Non c’è pausa durante questo viaggio, Giufà lo sa bene, e così anche i pochi giorni che separano la fine di
un laboratorio dall’inizio di un nuovo spettacolo mi valgono come momento di riflessione.
Cosa è stato fin qui? Cosa sarà poi?
Anche solo ad elencarle, le attività di questo progetto, posso creare una nuova storia, una mappa
geografica di un nuovo viaggio: c’è l’Italia, con Cetona, Sarteano, Salve, Firenze, Arezzo; c’è il Portogallo,
con Setùbal; c’è l’Inghilterra, con Brighton, Glyndebourne e Battle.
E questi sono solamente i luoghi direttamente coinvolti!

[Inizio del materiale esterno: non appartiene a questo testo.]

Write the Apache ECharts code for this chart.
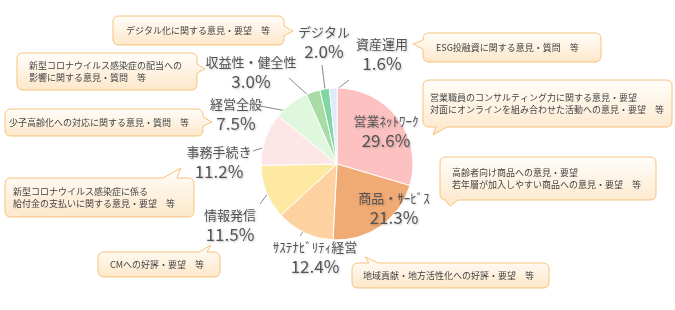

A considerare i luoghi di provenienza degli organizzatori, degli artisti, dei i partecipanti, di chi ha ascoltato le
storie e di chi le ha narrate, la cartina geografica si allarga e arriva a coprire quasi tutti i continenti.
Le mille storie di Giufà sono state raccontate in italiano, in siciliano e in salentino, in inglese, portoghese,
arabo, curdo, rumeno… e ovunque ci siamo intesi in nuove lingue, miste a musica, disegni e gesti.
Di ritorno dall’ultimo laboratorio, penso che è straordinario vedere come le persone si aprano a queste
semplici storie, e le riconoscano immediatamente come radici comuni: la porta rossa di Giufà è veramente
barca e ponte, e galleggiando sui diversi mari, permette agli uomini di aggrapparsi a ciò che sono stati, e
scoprire cosa saranno…
Ma ecco che sta per iniziare una nuova parte del viaggio, non c’è tempo per altri pensieri: riprendo la porta
rossa, me la carico “ ‘n coddu” e ricomincio la storia.
“Na vòta, a matri di Giufà…”
Sol per un giorno, poi riparte.
La sopravvivenza è la sola sua arte.